Para (re) construir nuestra comunidad política los argentinos y argentinas tenemos, en primerísimo lugar, que reconocer la verdad dura de nuestra situación y la de las causas que nos llevaron hasta este lugar. No se puede conceder a la renovada sanata que dice que “el problema de la deuda es un problema de toda nuestra historia”. Esa es una mentira. Y de las más perversas. No porque Macri haya inventado el endeudamiento, sino porque Argentina se desendeudó, le pagó al FMI las deudas al contado y afrontó con dignidad nacional el conflicto jurídico con los fondos buitre, desde la asunción de Néstor Kirchner hasta el antinacional e inconstitucional avance del grupo de tareas neoliberal desde diciembre de 2015. A esa verdad no se puede renunciar. También están las verdades que señalan las limitaciones de la etapa histórica que va desde 2003 a 2015. Y ese es el capítulo que habilita a Alberto para encabezar esta parte de la historia. Por buenas o no tan buenas razones, el actual presidente no acompañó las políticas del kirchnerismo a partir del invierno de 2008. En este caso, la verdad subjetiva de las razones que lo llevaron a esa conducta no importa nada. Importa que hoy encarna una voluntad, una enorme energía popular para recuperar el país, para evitar su derrumbe más absoluto. 

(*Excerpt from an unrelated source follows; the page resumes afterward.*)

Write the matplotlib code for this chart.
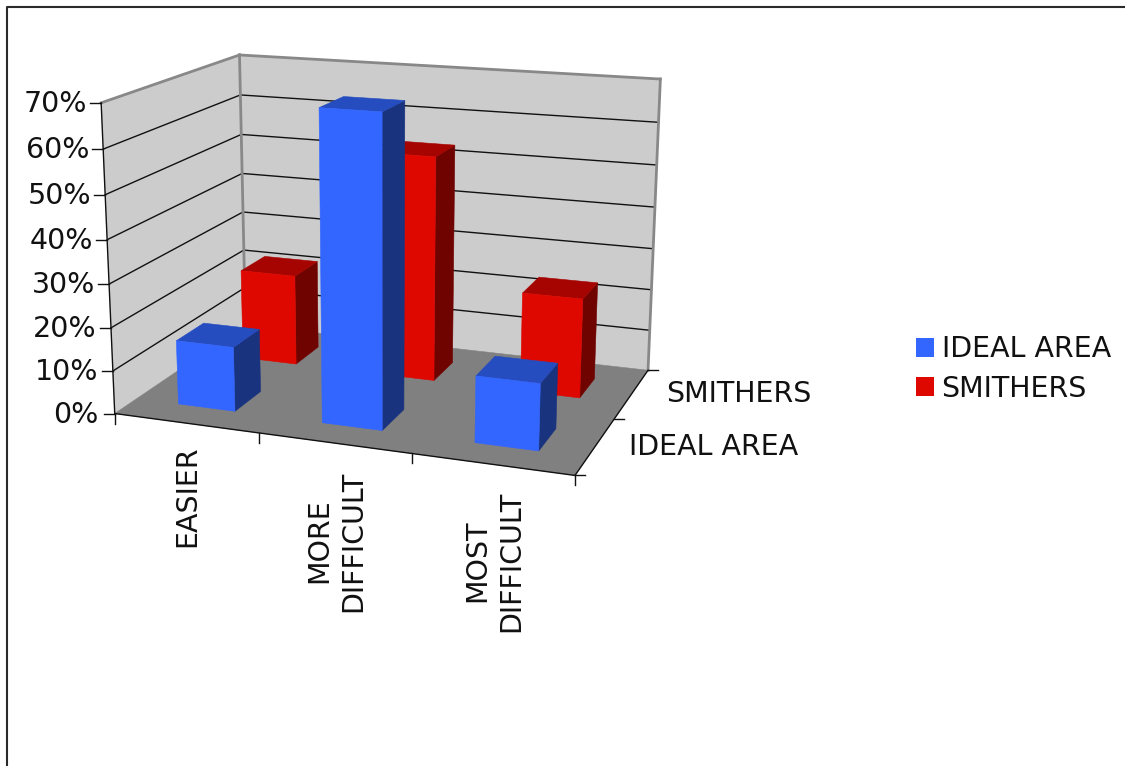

La hoja de ruta enunciada por el presidente, y la práctica política de estos meses de gobierno pueden merecer diversos tipos de observaciones críticas. Pero es imposible negar que se trata de una oportunidad histórica para el país, surgida gracias al más alto nivel de creatividad política factible de alcanzar en estos tiempos. Eso fue la decisión de la fórmula presidencial. Eso es lo que permite la esperanza en circunstancias dramáticas. A contramano de las visiones fatalistas que dan por concretado el sueño imperial de la homogeneización conservadora de los países de la región, en línea con un supuesto avance global de la derecha. No es todavía una verdad política, pero es una promesa convocante.